Data center workloads just got faster. A new GPU has surfaced with a 20 percent performance boost in AI training tasks compared to its predecessor, though whether that translates into real-world cooling savings is still unclear.
The chip, codenamed Blackridge, is the latest evolution of a long-running family known for pushing boundaries in floating-point math. Its core design shifts focus from raw clock speeds to more efficient parallel execution, a move that could reshape how AI clusters are built—but also raises questions about whether power budgets will need to be rethought.
Blackridge’s performance leap is most noticeable in mixed-precision training scenarios, where it delivers 20 percent better throughput than the previous generation. Under the hood, its CUDA cores now run at a base clock of 1.8 GHz with a boost capability up to 2.5 GHz, though sustained boosts are likely to be limited by thermal constraints in dense server racks.

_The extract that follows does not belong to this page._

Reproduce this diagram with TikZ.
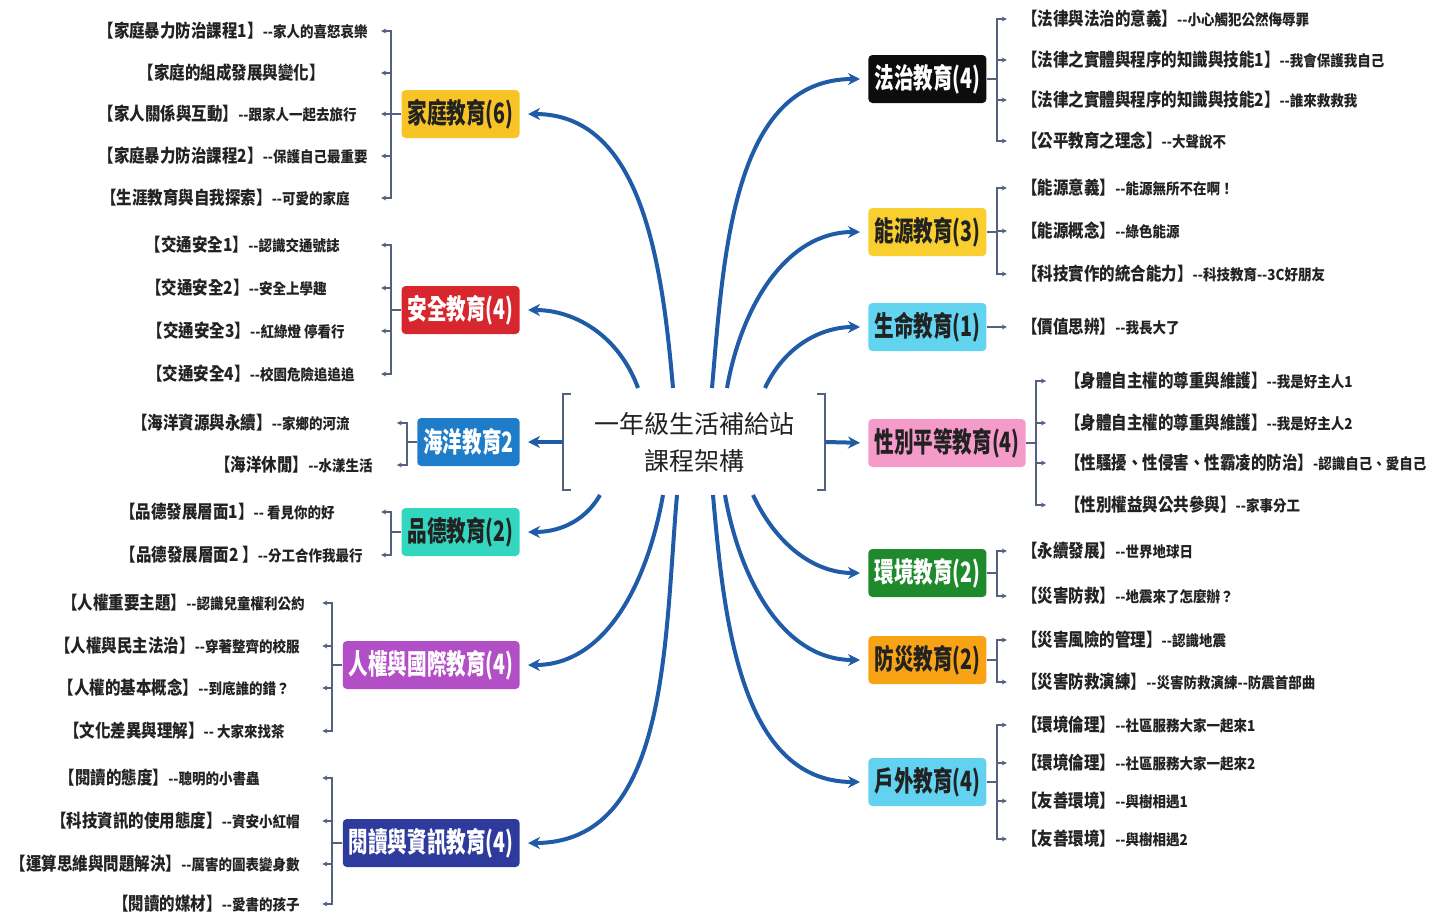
\documentclass[tikz,border=0pt]{standalone}
\usepackage{fontspec}
\setmainfont{Noto Sans CJK TC}
\newfontfamily\topicfont{Noto Sans CJK TC}[FakeStretch=0.7]
\newfontfamily\leaffont{Noto Sans CJK TC}[FakeStretch=0.86]
\newfontfamily\notefont{Noto Sans CJK TC}[FakeStretch=0.9]
\usetikzlibrary{arrows.meta,calc}
\definecolor{branchblue}{HTML}{1F5BA6}
\definecolor{twiggray}{HTML}{55617F}
\definecolor{inkgray}{HTML}{222222}
\tikzset{
    >=Stealth,
    every node/.style={rounded corners=2pt}
}
\newcommand{\leaftxt}[2]{{\leaffont\bfseries\fontsize{9}{10}\selectfont #1}{\notefont\bfseries\fontsize{7.5}{9}\selectfont #2}}

\begin{document}
\begin{tikzpicture}[x=0.5pt, y=-0.5pt,
  hub/.style={minimum width=131pt, minimum height=47.5pt, align=center, text=inkgray,
    font=\fontsize{12.5}{18.5}\selectfont},
  topic/.style={minimum height=24pt, inner xsep=3pt, inner ysep=0pt,
    font=\topicfont\bfseries\fontsize{14}{16}\selectfont},
  leaf/.style={inner sep=0pt, text=inkgray},
  branch/.style={-{Stealth[length=6pt,width=6pt]}, line width=2pt, draw=branchblue, shorten >=4pt},
  twig/.style={-{Stealth[length=2.5pt,width=2.5pt]}, line width=0.9pt, draw=twiggray},
  bracket/.style={line width=1pt, draw=twiggray}
]
  \useasboundingbox (0,0) rectangle (1435,916);

  % Centre
  \node[hub] (hub) at (694,442) {一年級生活補給站\\課程架構};
  \draw[bracket] ($(hub.north west)+(8,0)$) -- (hub.north west) -- (hub.south west) -- ++(8,0);
  \draw[bracket] ($(hub.north east)+(-8,0)$) -- (hub.north east) -- (hub.south east) -- ++(-8,0);

  % Left topics
  \node[topic, fill={rgb,255:red,247;green,195;blue,37}, text=inkgray, anchor=east] (fam) at (520,114) {家庭教育(6)};
  \node[topic, fill={rgb,255:red,215;green,38;blue,46}, text=white, anchor=east] (saf) at (520,310) {安全教育(4)};
  \node[topic, fill={rgb,255:red,30;green,124;blue,200}, text=white, anchor=east] (sea) at (520,442) {海洋教育2};
  \node[topic, fill={rgb,255:red,51;green,214;blue,191}, text=inkgray, anchor=east] (mor) at (520,532) {品德教育(2)};
  \node[topic, fill={rgb,255:red,178;green,79;blue,198}, text=white, anchor=east] (hum) at (520,665) {人權與國際教育(4)};
  \node[topic, fill={rgb,255:red,46;green,58;blue,156}, text=white, anchor=east] (rea) at (520,843) {閱讀與資訊教育(4)};

  % Right topics
  \node[topic, fill={rgb,255:red,13;green,13;blue,13}, text=white, anchor=west] (law) at (868,79) {法治教育(4)};
  \node[topic, fill={rgb,255:red,248;green,207;blue,46}, text=inkgray, anchor=west] (ene) at (868,232) {能源教育(3)};
  \node[topic, fill={rgb,255:red,98;green,212;blue,240}, text=inkgray, anchor=west] (lif) at (868,327) {生命教育(1)};
  \node[topic, fill={rgb,255:red,245;green,155;blue,201}, text=inkgray, anchor=west] (gen) at (868,443) {性別平等教育(4)};
  \node[topic, fill={rgb,255:red,30;green,138;blue,44}, text=white, anchor=west] (env) at (868,573) {環境教育(2)};
  \node[topic, fill={rgb,255:red,247;green,163;blue,21}, text=inkgray, anchor=west] (dis) at (868,660) {防災教育(2)};
  \node[topic, fill={rgb,255:red,99;green,210;blue,240}, text=inkgray, anchor=west] (out) at (868,782) {戶外教育(4)};

  % Branches
  \draw[branch] ($(hub.center)+(-21,-54)$) to[out=95,in=0] (fam.east);
  \draw[branch] ($(hub.center)+(-56,-54)$) to[out=110,in=0] (saf.east);
  \draw[branch] (hub.west) -- (sea.east);
  \draw[branch] ($(hub.center)+(-94,53)$) to[out=-120,in=0] (mor.east);
  \draw[branch] ($(hub.center)+(-31,53)$) to[out=-100,in=0] (hum.east);
  \draw[branch] ($(hub.center)+(-17,53)$) to[out=-95,in=0] (rea.east);
  \draw[branch] ($(hub.center)+(18,-54)$) to[out=85,in=180] (law.west);
  \draw[branch] ($(hub.center)+(33,-54)$) to[out=80,in=180] (ene.west);
  \draw[branch] ($(hub.center)+(71,-54)$) to[out=65,in=180] (lif.west);
  \draw[branch] (hub.east) -- (gen.west);
  \draw[branch] ($(hub.center)+(59,53)$) to[out=-65,in=180] (env.west);
  \draw[branch] ($(hub.center)+(31,53)$) to[out=-80,in=180] (dis.west);
  \draw[branch] ($(hub.center)+(19,53)$) to[out=-85,in=180] (out.west);

  % Left leaves
  \node[leaf, anchor=east] (f1) at (368,31) {\leaftxt{【家庭暴力防治課程1】}{--家人的喜怒哀樂}};
  \node[leaf, anchor=east] (f2) at (325,73) {\leaftxt{【家庭的組成發展與變化】}{}};
  \node[leaf, anchor=east] (f3) at (357,114) {\leaftxt{【家人關係與互動】}{--跟家人一起去旅行}};
  \node[leaf, anchor=east] (f4) at (368,156) {\leaftxt{【家庭暴力防治課程2】}{--保護自己最重要}};
  \node[leaf, anchor=east] (f5) at (350,198) {\leaftxt{【生涯教育與自我探索】}{--可愛的家庭}};

  \node[leaf, anchor=east] (s1) at (340,245) {\leaftxt{【交通安全1】}{--認識交通號誌}};
  \node[leaf, anchor=east] (s2) at (327,288) {\leaftxt{【交通安全2】}{--安全上學趣}};
  \node[leaf, anchor=east] (s3) at (345,331) {\leaftxt{【交通安全3】}{--紅綠燈 停看行}};
  \node[leaf, anchor=east] (s4) at (355,374) {\leaftxt{【交通安全4】}{--校園危險追追追}};

  \node[leaf, anchor=east] (o1) at (350,423) {\leaftxt{【海洋資源與永續】}{--家鄉的河流}};
  \node[leaf, anchor=east] (o2) at (373,465) {\leaftxt{【海洋休閒】}{--水漾生活}};

  \node[leaf, anchor=east] (m1) at (335,512) {\leaftxt{【品德發展層面1】}{-- 看見你的好}};
  \node[leaf, anchor=east] (m2) at (363,555) {\leaftxt{【品德發展層面2 】}{--分工合作我最行}};

  \node[leaf, anchor=east] (h1) at (305,603) {\leaftxt{【人權重要主題】}{--認識兒童權利公約}};
  \node[leaf, anchor=east] (h2) at (300,646) {\leaftxt{【人權與民主法治】}{--穿著整齊的校服}};
  \node[leaf, anchor=east] (h3) at (290,688) {\leaftxt{【人權的基本概念】}{--到底誰的錯？}};
  \node[leaf, anchor=east] (h4) at (285,731) {\leaftxt{【文化差異與理解】}{-- 大家來找茶}};

  \node[leaf, anchor=east] (r1) at (260,778) {\leaftxt{【閱讀的態度】}{--聰明的小書蟲}};
  \node[leaf, anchor=east] (r2) at (300,821) {\leaftxt{【科技資訊的使用態度】}{--資安小紅帽}};
  \node[leaf, anchor=east] (r3) at (300,864) {\leaftxt{【運算思維與問題解決】}{--厲害的圖表變身數}};
  \node[leaf, anchor=east] (r4) at (300,904) {\leaftxt{【閱讀的媒材】}{--愛書的孩子}};

  % Right leaves
  \node[leaf, anchor=west] (l1) at (1022,19) {\leaftxt{【法律與法治的意義】}{--小心觸犯公然侮辱罪}};
  \node[leaf, anchor=west] (l2) at (1022,60) {\leaftxt{【法律之實體與程序的知識與技能1】}{--我會保護我自己}};
  \node[leaf, anchor=west] (l3) at (1022,100) {\leaftxt{【法律之實體與程序的知識與技能2】}{--誰來救救我}};
  \node[leaf, anchor=west] (l4) at (1022,141) {\leaftxt{【公平教育之理念】}{--大聲說不}};

  \node[leaf, anchor=west] (e1) at (1022,188) {\leaftxt{【能源意義】}{--能源無所不在啊！}};
  \node[leaf, anchor=west] (e2) at (1022,231) {\leaftxt{【能源概念】}{--綠色能源}};
  \node[leaf, anchor=west] (e3) at (1022,274) {\leaftxt{【科技實作的統合能力】}{--科技教育--3C好朋友}};

  \node[leaf, anchor=west] (v1) at (1022,327) {\leaftxt{【價值思辨】}{--我長大了}};

  \node[leaf, anchor=west] (g1) at (1065,381) {\leaftxt{【身體自主權的尊重與維護】}{--我是好主人1}};
  \node[leaf, anchor=west] (g2) at (1065,423) {\leaftxt{【身體自主權的尊重與維護】}{--我是好主人2}};
  \node[leaf, anchor=west] (g3) at (1065,463) {\leaftxt{【性騷擾、性侵害、性霸凌的防治】}{-認識自己、愛自己}};
  \node[leaf, anchor=west] (g4) at (1065,505) {\leaftxt{【性別權益與公共參與】}{--家事分工}};

  \node[leaf, anchor=west] (n1) at (1022,551) {\leaftxt{【永續發展】}{--世界地球日}};
  \node[leaf, anchor=west] (n2) at (1022,596) {\leaftxt{【災害防救】}{--地震來了怎麼辦？}};

  \node[leaf, anchor=west] (d1) at (1022,640) {\leaftxt{【災害風險的管理】}{--認識地震}};
  \node[leaf, anchor=west] (d2) at (1022,682) {\leaftxt{【災害防救演練】}{--災害防救演練--防震首部曲}};

  \node[leaf, anchor=west] (u1) at (1022,725) {\leaftxt{【環境倫理】}{--社區服務大家一起來1}};
  \node[leaf, anchor=west] (u2) at (1022,763) {\leaftxt{【環境倫理】}{--社區服務大家一起來2}};
  \node[leaf, anchor=west] (u3) at (1022,801) {\leaftxt{【友善環境】}{--與樹相遇1}};
  \node[leaf, anchor=west] (u4) at (1022,839) {\leaftxt{【友善環境】}{--與樹相遇2}};

  % Leaf brackets
  \foreach \k in {f1,f2,f3,f4,f5}
    \draw[twig] (fam.west) -- ++(-10,0) |- ($(fam.west |- \k)+(-20,0)$);
  \foreach \k in {s1,s2,s3,s4}
    \draw[twig] (saf.west) -- ++(-10,0) |- ($(saf.west |- \k)+(-20,0)$);
  \foreach \k in {o1,o2}
    \draw[twig] (sea.west) -- ++(-10,0) |- ($(sea.west |- \k)+(-20,0)$);
  \foreach \k in {m1,m2}
    \draw[twig] (mor.west) -- ++(-10,0) |- ($(mor.west |- \k)+(-20,0)$);
  \foreach \k in {h1,h2,h3,h4}
    \draw[twig] (hum.west) -- ++(-10,0) |- ($(hum.west |- \k)+(-20,0)$);
  \foreach \k in {r1,r2,r3,r4}
    \draw[twig] (rea.west) -- ++(-10,0) |- ($(rea.west |- \k)+(-20,0)$);
  \foreach \k in {l1,l2,l3,l4}
    \draw[twig] (law.east) -- ++(10,0) |- ($(law.east |- \k)+(20,0)$);
  \foreach \k in {e1,e2,e3}
    \draw[twig] (ene.east) -- ++(10,0) |- ($(ene.east |- \k)+(20,0)$);
  \draw[twig] (lif.east) -- (v1.west -| {$(lif.east)+(20,0)$});
  \foreach \k in {g1,g2,g3,g4}
    \draw[twig] (gen.east) -- ++(10,0) |- ($(gen.east |- \k)+(20,0)$);
  \foreach \k in {n1,n2}
    \draw[twig] (env.east) -- ++(10,0) |- ($(env.east |- \k)+(20,0)$);
  \foreach \k in {d1,d2}
    \draw[twig] (dis.east) -- ++(10,0) |- ($(dis.east |- \k)+(20,0)$);
  \foreach \k in {u1,u2,u3,u4}
    \draw[twig] (out.east) -- ++(10,0) |- ($(out.east |- \k)+(20,0)$);
\end{tikzpicture}
\end{document}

- Performance: 20% faster AI training than predecessor
- CUDA cores: Base clock 1.8 GHz, boost up to 2.5 GHz
- Memory: 40 GB GDDR6X, 760 GB/s bandwidth
- TDP: 350W (estimated)
- Architecture: New instruction set for mixed-precision
The jump in memory capacity—from 24 GB to 40 GB GDDR6X—is a direct response to the growing needs of large-language model training, where batch sizes have swollen beyond what earlier chips could handle efficiently. But that extra bandwidth comes with a tradeoff: thermal output is estimated at 350 watts, up from 275 watts in the previous model. Whether data center operators will accept higher cooling costs for the performance gain remains an open question.
Blackridge’s instruction set introduces new mixed-precision ops that could further improve efficiency, but early benchmarks suggest these features may not fully offset the power draw in real-world deployments. The chip is expected to ship in volume later this year, though pricing has not been confirmed.